One of the newest desperation faux bailout schemes proposed in the EU (German banks) is to provide bailout funds to the PIIGS backed by the borrowing country's own gold reserves as collateral. Fabulous idea!

Italy, as an example, has some 2500 tons of gold. They would lose it all if they failed to repay the bailout 'loan' from the Euro Trashcrats, a sure thing given the death spiral nature of events.

Ironically, the huge chunk of Germany's own gold it held in NYC at the 'Federal' Reserve vault. The comment about how unsafe safe deposit boxes are applies here in spades for Deutschland's gold.

Germany sucks it's periphery dry, the U.S sucks Germany dry, thank you very much.

I wonder how Germany plans on being payed for it's exports?
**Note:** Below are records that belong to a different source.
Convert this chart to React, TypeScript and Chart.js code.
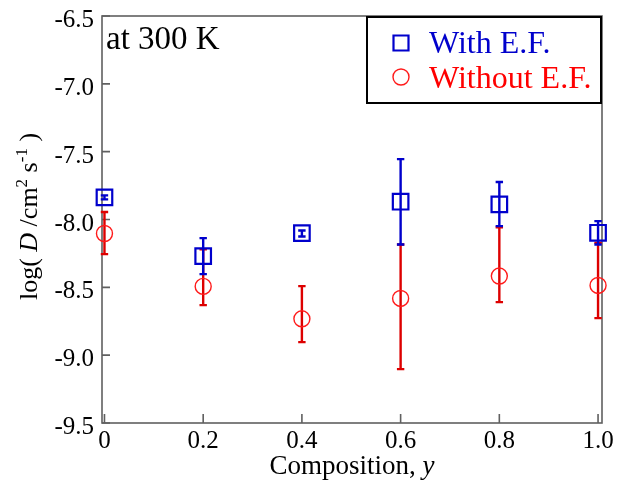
import React, { useEffect, useRef } from "react";
import { Chart, registerables } from "chart.js";

Chart.register(...registerables);

// ---- data ----
const compositions = [0, 0.2, 0.4, 0.6, 0.8, 1.0];
const withEF = [-7.837, -8.27, -8.1, -7.869, -7.889, -8.098];
const withEFLow = [-7.852, -8.403, -8.125, -8.184, -8.049, -8.184];
const withEFHigh = [-7.822, -8.137, -8.081, -7.555, -7.724, -8.012];
const withoutEF = [-8.103, -8.493, -8.732, -8.582, -8.417, -8.486];
const withoutEFLow = [-8.255, -8.631, -8.904, -9.103, -8.609, -8.727];
const withoutEFHigh = [-7.945, -8.22, -8.491, -8.184, -8.058, -8.172];
const xTicks = [0, 0.2, 0.4, 0.6, 0.8, 1.0];
const xTickLabels = ["0", "0.2", "0.4", "0.6", "0.8", "1.0"];
const yTicks = [-9.5, -9.0, -8.5, -8.0, -7.5, -7.0, -6.5];
const yTickLabels = ["-9.5", "-9.0", "-8.5", "-8.0", "-7.5", "-7.0", "-6.5"];
const seriesLabels = ["With E.F.", "Without E.F."];
const annotationText = "at 300 K";

const FONT = '"Liberation Serif", "Times New Roman", serif';
const BLUE = "#0000cc";
const RED = "#ff1a1a";
const RED_BAR = "#dd0000";
const AXIS = "#606060";

type Part = { text: string; size: number; italic?: boolean; dy?: number };

function partFont(p: Part) {
  return `${p.italic ? "italic " : ""}${p.size}px ${FONT}`;
}

function drawRich(ctx: CanvasRenderingContext2D, parts: Part[], cx: number, baseline: number) {
  let total = 0;
  for (const p of parts) {
    ctx.font = partFont(p);
    total += ctx.measureText(p.text).width;
  }
  let x = cx - total / 2;
  ctx.textAlign = "left";
  ctx.textBaseline = "alphabetic";
  for (const p of parts) {
    ctx.font = partFont(p);
    ctx.fillText(p.text, x, baseline + (p.dy || 0));
    x += ctx.measureText(p.text).width;
  }
}

const framePlugin = {
  id: "frameAndErrors",
  beforeDatasetsDraw(chart: any) {
    const { ctx, chartArea: a, scales } = chart;
    const xs = scales.x;
    const ys = scales.y;
    ctx.save();
    // frame
    ctx.strokeStyle = AXIS;
    ctx.lineWidth = 1.6;
    ctx.strokeRect(a.left, a.top, a.right - a.left, a.bottom - a.top);
    // inward ticks
    ctx.beginPath();
    for (const v of xTicks) {
      const px = xs.getPixelForValue(v);
      ctx.moveTo(px, a.bottom);
      ctx.lineTo(px, a.bottom - 9);
    }
    for (const v of yTicks) {
      const py = ys.getPixelForValue(v);
      ctx.moveTo(a.left, py);
      ctx.lineTo(a.left + 8, py);
    }
    ctx.stroke();
    // error bars
    const sets = [
      { low: withoutEFLow, high: withoutEFHigh, color: RED_BAR },
      { low: withEFLow, high: withEFHigh, color: BLUE },
    ];
    for (const s of sets) {
      ctx.strokeStyle = s.color;
      ctx.lineWidth = 2.4;
      ctx.beginPath();
      compositions.forEach((c, i) => {
        const px = xs.getPixelForValue(c);
        const y1 = ys.getPixelForValue(s.low[i]);
        const y2 = ys.getPixelForValue(s.high[i]);
        ctx.moveTo(px, y1);
        ctx.lineTo(px, y2);
        ctx.moveTo(px - 3.7, y1);
        ctx.lineTo(px + 3.7, y1);
        ctx.moveTo(px - 3.7, y2);
        ctx.lineTo(px + 3.7, y2);
      });
      ctx.stroke();
    }
    ctx.restore();
  },
  afterDraw(chart: any) {
    const { ctx, chartArea: a } = chart;
    ctx.save();
    // annotation
    ctx.fillStyle = "#000";
    ctx.font = `33px ${FONT}`;
    ctx.textAlign = "left";
    ctx.textBaseline = "alphabetic";
    ctx.fillText(annotationText, a.left + 4, a.top + 33);

    // legend box
    const bx = 367, by = a.top + 1, bw = 234, bh = 86;
    ctx.fillStyle = "#fff";
    ctx.fillRect(bx, by, bw, bh);
    ctx.strokeStyle = "#000";
    ctx.lineWidth = 2;
    ctx.strokeRect(bx, by, bw, bh);

    const ds = chart.data.datasets;
    const rows = [
      { y: by + 26, baseline: by + 36, color: BLUE, ds: ds[0] },
      { y: by + 60, baseline: by + 71, color: "#ff0000", ds: ds[1] },
    ];
    for (const r of rows) {
      ctx.strokeStyle = r.ds.borderColor;
      ctx.lineWidth = r.ds.borderWidth;
      ctx.beginPath();
      if (r.ds.pointStyle === "rect") {
        ctx.rect(401 - 7.5, r.y - 7.5, 15, 15);
      } else {
        ctx.arc(401, r.y, 8, 0, Math.PI * 2);
      }
      ctx.stroke();
      ctx.fillStyle = r.color;
      ctx.font = `32px ${FONT}`;
      ctx.textAlign = "left";
      ctx.textBaseline = "alphabetic";
      ctx.fillText(r.ds.label, 429, r.baseline);
    }

    // x-axis title
    ctx.fillStyle = "#000";
    drawRich(
      ctx,
      [
        { text: "Composition, ", size: 27 },
        { text: "y", size: 27, italic: true },
      ],
      (a.left + a.right) / 2,
      474
    );

    // y-axis title
    ctx.save();
    ctx.translate(37, (a.top + a.bottom) / 2 - 3);
    ctx.rotate(-Math.PI / 2);
    drawRich(
      ctx,
      [
        { text: "log( ", size: 26 },
        { text: "D", size: 26, italic: true },
        { text: " /cm", size: 26 },
        { text: "2", size: 17, dy: -10 },
        { text: " s", size: 26 },
        { text: "-1", size: 17, dy: -10 },
        { text: " )", size: 26 },
      ],
      0,
      0
    );
    ctx.restore();
    ctx.restore();
  },
};

export default function App() {
  const ref = useRef<HTMLCanvasElement | null>(null);

  useEffect(() => {
    if (!ref.current) return;
    const chart = new Chart(ref.current, {
      type: "scatter",
      data: {
        datasets: [
          {
            label: seriesLabels[0],
            data: compositions.map((x, i) => ({ x, y: withEF[i] })),
            pointStyle: "rect",
            pointRadius: 11,
            pointHoverRadius: 11,
            borderColor: BLUE,
            backgroundColor: "rgba(0,0,0,0)",
            borderWidth: 2.2,
            showLine: false,
            clip: false,
          } as any,
          {
            label: seriesLabels[1],
            data: compositions.map((x, i) => ({ x, y: withoutEF[i] })),
            pointStyle: "circle",
            pointRadius: 8,
            pointHoverRadius: 8,
            borderColor: RED,
            backgroundColor: "rgba(0,0,0,0)",
            borderWidth: 1.4,
            showLine: false,
            clip: false,
          } as any,
        ],
      },
      options: {
        responsive: false,
        animation: false,
        devicePixelRatio: 1,
        layout: { padding: { left: 0, top: 16, right: 20, bottom: 0 } },
        plugins: {
          legend: { display: false },
          tooltip: { enabled: false },
          title: { display: false },
        },
        events: [],
        scales: {
          x: {
            type: "linear",
            min: -0.005,
            max: 1.008,
            grid: { display: false, drawTicks: false },
            border: { display: false },
            afterFit: (s: any) => {
              s.height = 60;
              s.paddingLeft = 0;
              s.paddingRight = 0;
            },
            afterBuildTicks: (s: any) => {
              s.ticks = xTicks.map((v) => ({ value: v }));
            },
            ticks: {
              padding: 3,
              color: "#000",
              font: { family: FONT, size: 25 },
              maxRotation: 0,
              autoSkip: false,
              callback: (v: any) => {
                const idx = xTicks.findIndex((t) => Math.abs(t - Number(v)) < 1e-9);
                return idx >= 0 ? xTickLabels[idx] : "";
              },
            },
          },
          y: {
            type: "linear",
            min: -9.5,
            max: -6.5,
            grid: { display: false, drawTicks: false },
            border: { display: false },
            afterFit: (s: any) => {
              s.width = 102;
              s.paddingTop = 0;
              s.paddingBottom = 0;
            },
            afterBuildTicks: (s: any) => {
              s.ticks = yTicks.map((v) => ({ value: v }));
            },
            ticks: {
              padding: 8,
              color: "#000",
              font: { family: FONT, size: 25, lineHeight: "9px" },
              autoSkip: false,
              callback: (v: any) => {
                const idx = yTicks.findIndex((t) => Math.abs(t - Number(v)) < 1e-9);
                return idx >= 0 ? ["", yTickLabels[idx]] : "";
              },
            },
          },
        },
      },
      plugins: [framePlugin],
    });
    return () => chart.destroy();
  }, []);

  return (
    <div style={{ position: "absolute", left: 0, top: 0, width: 622, height: 483, background: "#fff" }}>
      <canvas ref={ref} width={622} height={483} style={{ display: "block" }} />
    </div>
  );
}
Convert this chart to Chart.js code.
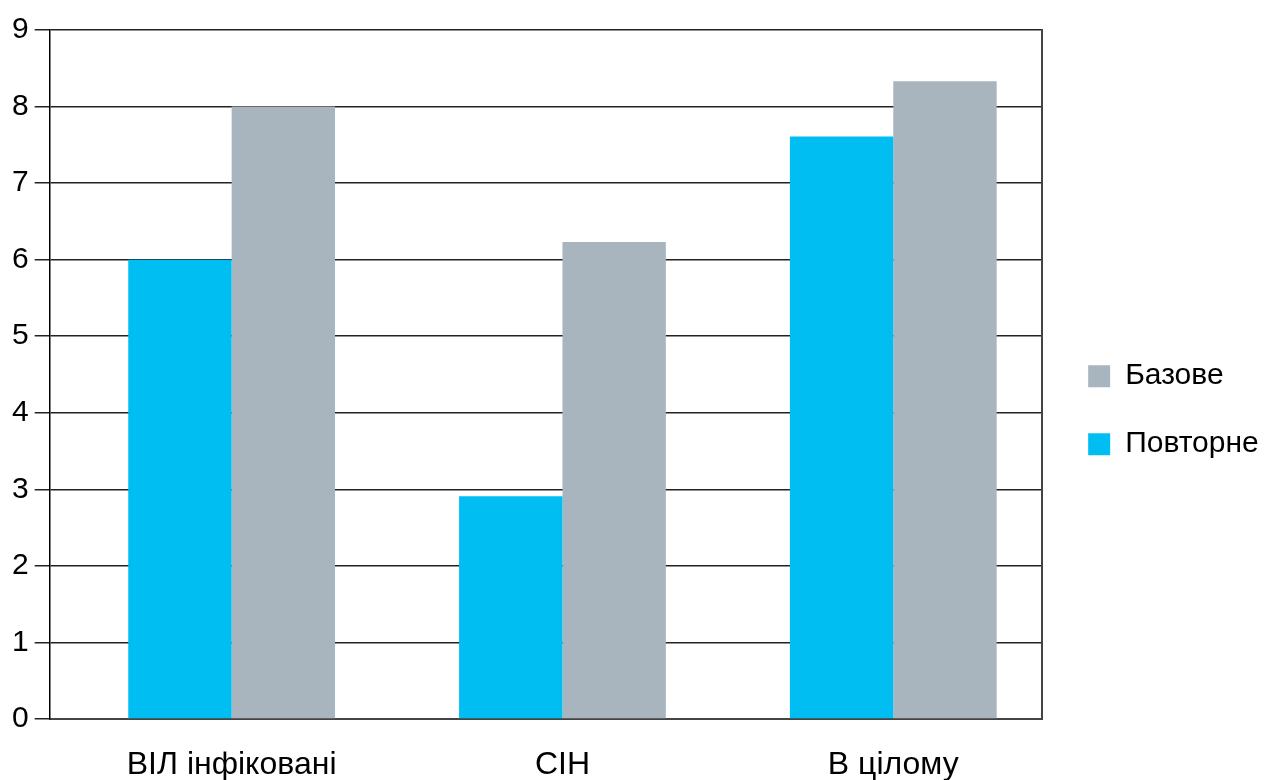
<!DOCTYPE html>
<html>
<head>
<meta charset="utf-8">
<script src="https://cdn.jsdelivr.net/npm/chart.js@4"></script>
<style>
    html, body { margin: 0; padding: 0; background: #fff; }
    #wrap { width: 1270px; height: 780px; }
</style>
</head>
<body>
<div id="wrap"><canvas id="chart"></canvas></div>
<script>
const categories = ["ВІЛ інфіковані", "СІН", "В цілому"];
const povtorne = [6.0, 2.91, 7.61];
const bazove = [8.0, 6.23, 8.33];
const yTicks = [0, 1, 2, 3, 4, 5, 6, 7, 8, 9];

const FONT = "'Liberation Sans', Arial, Helvetica, sans-serif";

// the groups sit a bit right of centre in the original, so x is a numeric axis
const toPoints = values => values.map((v, i) => ({ x: i, y: v }));

const ctx = document.getElementById("chart").getContext("2d");
new Chart(ctx, {
    type: 'bar',
    data: {
        datasets: [{
            label: 'Повторне',
            data: toPoints(povtorne),
            backgroundColor: '#00BEF2',
            categoryPercentage: 0.625,
            barPercentage: 1.0
        }, {
            label: 'Базове',
            data: toPoints(bazove),
            backgroundColor: '#A8B5BE',
            categoryPercentage: 0.625,
            barPercentage: 1.0
        }]
    },
    options: {
        responsive: true,
        maintainAspectRatio: false,
        animation: false,
        layout: {
            padding: { top: 30, left: 6, right: 11, bottom: 0 }
        },
        scales: {
            x: {
                type: 'linear',
                offset: false,
                min: -0.55,
                max: 2.45,
                afterBuildTicks: axis => {
                    axis.ticks = categories.map((c, i) => ({ value: i }));
                },
                afterFit: axis => { axis.height = 61; },
                grid: { display: false, drawTicks: false },
                border: { display: true, color: '#444', width: 2 },
                ticks: {
                    color: '#000',
                    padding: 27,
                    maxRotation: 0,
                    callback: value => categories[value],
                    font: { family: FONT, size: 32 }
                }
            },
            y: {
                min: 0,
                max: 9,
                afterBuildTicks: axis => {
                    axis.ticks = yTicks.map(v => ({ value: v }));
                },
                grid: {
                    color: '#222',
                    lineWidth: 1.5,
                    tickLength: 15
                },
                border: { display: true, color: '#000', width: 1.5 },
                ticks: {
                    color: '#000',
                    padding: 6,
                    font: { family: FONT, size: 30 }
                }
            },
            right: {
                position: 'right',
                min: 0,
                max: 9,
                grid: { display: false },
                border: { display: true, color: '#444', width: 2 },
                ticks: { display: false }
            }
        },
        plugins: {
            legend: {
                position: 'right',
                reverse: true,
                title: {
                    display: true,
                    text: '',
                    padding: { top: 4, bottom: 4 },
                    font: { size: 2 }
                },
                labels: {
                    color: '#000',
                    boxWidth: 22,
                    boxHeight: 22,
                    padding: 38,
                    font: { family: FONT, size: 30 }
                }
            },
            tooltip: { enabled: false }
        }
    }
});
</script>
</body>
</html>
Manufacturer financed payment/loans?

Charge interest to the periphery for products they can no longer afford with loans they can't service.

The noose tightens.
Posted: 12 months ago by riesterm #3748
desert_planet: I did not mean to imply a reversal of Nicole's opinion. Rather, I was checking to see if she still felt local institutions, particularly credit unions, were a "safe" haven for cash.

TheTrivium4TW appears not to think so.
Posted: 1 year ago by TheTrivium4TW #3736
Hi Nicole,

Thanks for the timely article. Please keep the analysis coming as more events "break."

A question for you, Ilargi, Ashvin and Commentariat... If one were to keep a sizeable chunk of change at Treasury Direct (in the US, obviously), what would happen if the credit union one used was forced to "limit withdrawals?"

Wouldn't the Treasury Direct stash of cash become be restricted to the withdrawal limits?

riesterm, I wouldn't trust credit unions more than banks b/c I can easily see banking restrictions mandated across all institutions.

I would, however, recommend using a reasonably solvent local credit union over a criminal Big Finance Capital mega banking institution unless you like directly paying for the financial knife that will be used to slit our nation's financial throat.